*Do this:* Look through the lines below and extract any with the word "matplotlib".
⟨
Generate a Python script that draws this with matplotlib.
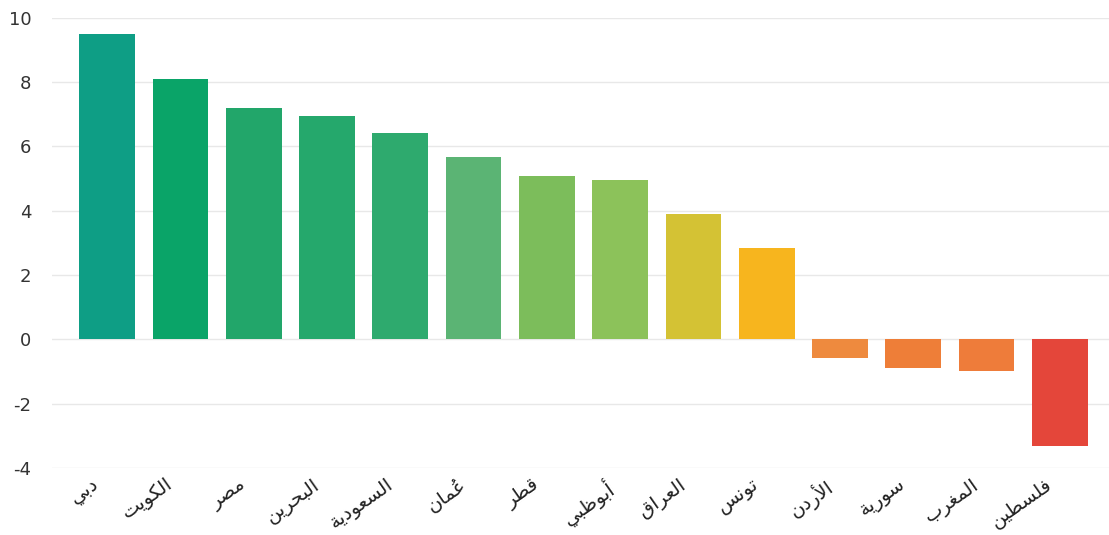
import matplotlib
matplotlib.use('Agg')
import matplotlib.pyplot as plt
import matplotlib.transforms as mtransforms

# البيانات
countries = ['دبي', 'الكويت', 'مصر', 'البحرين', 'السعودية', 'عُمان', 'قطر',
             'أبوظبي', 'العراق', 'تونس', 'الأردن', 'سورية', 'المغرب', 'فلسطين']
values = [9.5, 8.1, 7.2, 6.95, 6.42, 5.68, 5.07, 4.95, 3.9, 2.83,
          -0.57, -0.9, -0.98, -3.3]
colors = ['#0E9E85', '#0AA468', '#22A66A', '#25A86C', '#2EAA6E', '#5BB474', '#7CBD5B',
          '#8CC25A', '#D4C234', '#F7B51E', '#EE8A3E', '#EE7E38', '#EE7C3A', '#E4463A']
yticks = [-4, -2, 0, 2, 4, 6, 8, 10]

# formes de présentation arabes (isolée, finale, initiale, médiane)
BASE = {'ء': 0xFE80, 'آ': 0xFE81, 'أ': 0xFE83, 'ؤ': 0xFE85, 'إ': 0xFE87, 'ئ': 0xFE89,
        'ا': 0xFE8D, 'ب': 0xFE8F, 'ة': 0xFE93, 'ت': 0xFE95, 'ث': 0xFE99, 'ج': 0xFE9D,
        'ح': 0xFEA1, 'خ': 0xFEA5, 'د': 0xFEA9, 'ذ': 0xFEAB, 'ر': 0xFEAD, 'ز': 0xFEAF,
        'س': 0xFEB1, 'ش': 0xFEB5, 'ص': 0xFEB9, 'ض': 0xFEBD, 'ط': 0xFEC1, 'ظ': 0xFEC5,
        'ع': 0xFEC9, 'غ': 0xFECD, 'ف': 0xFED1, 'ق': 0xFED5, 'ك': 0xFED9, 'ل': 0xFEDD,
        'م': 0xFEE1, 'ن': 0xFEE5, 'ه': 0xFEE9, 'و': 0xFEED, 'ى': 0xFEEF, 'ي': 0xFEF1}
RIGHT_ONLY = set('آأؤإاةدذرزوى')
NO_JOIN = set('ء')
LAMALEF = {'آ': 0xFEF5, 'أ': 0xFEF7, 'إ': 0xFEF9, 'ا': 0xFEFB}
MARKS = set('\u064B\u064C\u064D\u064E\u064F\u0650\u0651\u0652')


def shape(word):
    # lettres + signes diacritiques attachés
    letters = []
    for c in word:
        if c in MARKS and letters:
            letters[-1][1] += c
        else:
            letters.append([c, ''])
    out = []
    i = 0
    prev_joins = False
    while i < len(letters):
        c, mk = letters[i]
        if c == 'ل' and i + 1 < len(letters) and letters[i + 1][0] in LAMALEF:
            out.append(mk + chr(LAMALEF[letters[i + 1][0]] + (1 if prev_joins else 0)))
            prev_joins = False
            i += 2
            continue
        nxt = letters[i + 1][0] if i + 1 < len(letters) else None
        can_left = c not in RIGHT_ONLY and c not in NO_JOIN
        join_next = can_left and nxt is not None and nxt in BASE
        b = BASE[c]
        if c in NO_JOIN:
            form = 0
        elif c in RIGHT_ONLY:
            form = 1 if prev_joins else 0
        else:
            if prev_joins and join_next:
                form = 3
            elif prev_joins:
                form = 1
            elif join_next:
                form = 2
            else:
                form = 0
        out.append(mk + chr(b + form))
        prev_joins = join_next
        i += 1
    return ''.join(reversed(out))


fig = plt.figure(figsize=(11.09, 5.35), dpi=100)
ax = fig.add_axes([0.047, 0.125, 0.953, 0.842])

x = list(range(len(countries)))
ax.bar(x, values, width=0.76, color=colors, zorder=3)

ax.set_xlim(-0.75, 13.67)
ax.set_ylim(-4, 10)
ax.set_yticks(yticks)
ax.set_yticklabels([str(v) for v in yticks], fontsize=13, color='#333333')
ax.yaxis.grid(True, color='#E8E8E8', linewidth=1, zorder=0)
ax.tick_params(axis='both', length=0)
ax.tick_params(axis='y', pad=15)
for s in ax.spines.values():
    s.set_visible(False)

ax.set_xticks(x)
ax.set_xticklabels([shape(c) for c in countries], rotation=35, ha='right',
                   va='top', rotation_mode='anchor', fontsize=14,
                   family=['DejaVu Sans'], color='#222222')
offset = mtransforms.ScaledTranslation(-15 / 100, -2 / 100, fig.dpi_scale_trans)
for lab in ax.get_xticklabels():
    lab.set_transform(lab.get_transform() + offset)

plt.savefig('out.png', dpi=100)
⟩
*Final result:*
Generate a Python script that draws this with matplotlib.
import matplotlib
matplotlib.use('Agg')
import matplotlib.pyplot as plt
import matplotlib.transforms as mtransforms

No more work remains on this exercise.